Toutes ces raisons poussent de plus en plus de parents d’élèves à retirer leurs enfants de l’enseignement public pour les inscrire dans des établissements privés sans écrans, accentuant ainsi les inégalités sociales. Un phénomène déjà bien ancré aux États-Unis où les parents de la Sillicon Valley paient l’éducation Waldorf sans écran jusqu’à 14 ans, tandis que dans le public on n’apprend même plus à écrire dans 45 États sur 50. C’est pourquoi certains territoires français, à l’instar du Loiret, font marche arrière et retirent l’équipement numérique destiné aux enfants.
Une farce démocratique
Comme pour la 5G, imposée en France en dépit des dangers de l’exposition aux ondes et du coût écologique, qui rendent une majorité de Français sceptiques, c’est la stratégie du bulldozer qui est adoptée. Dans la « voie unique vers le progrès » justement dénoncée par Bruno Latour, l’opposition au « numérique éducatif » est niée, elle n’est pas conviée à des États-Généraux qui rassemblaient avant tout la Ed Tech et ses promoteurs publics et dont on se demande bien ce qu’ils avaient de « généraux ».

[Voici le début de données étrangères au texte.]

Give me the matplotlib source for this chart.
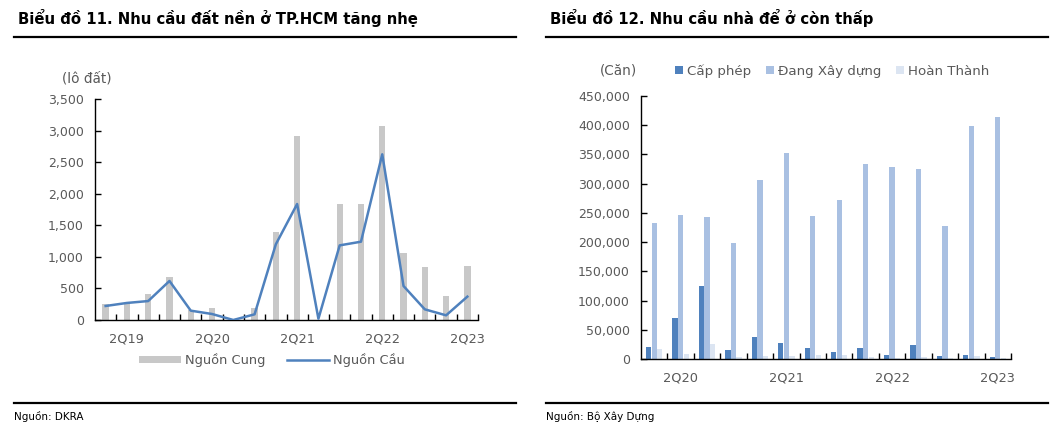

Comme pour la 5G, le gouvernement confond « Révolution » et « putch », en imposant par le haut des décisions arbitraires au seul profit de secteurs industriels, et dans le déni complet de l’élémentaire principe de précaution et de souci du bien commun.
Nos associations veulent encore croire en l’école publique, gratuite et de qualité, qui ouvre les esprits au lieu de les formater, en la lecture approfondie de textes et en l’écriture manuscrite, alliées de la mémoire, de la réflexion et de l’intelligence. Elles veulent encore croire en une école au sein de laquelle le savoir est transmis non par des machines et des algorithmes, mais par des humains, libres et éclairés.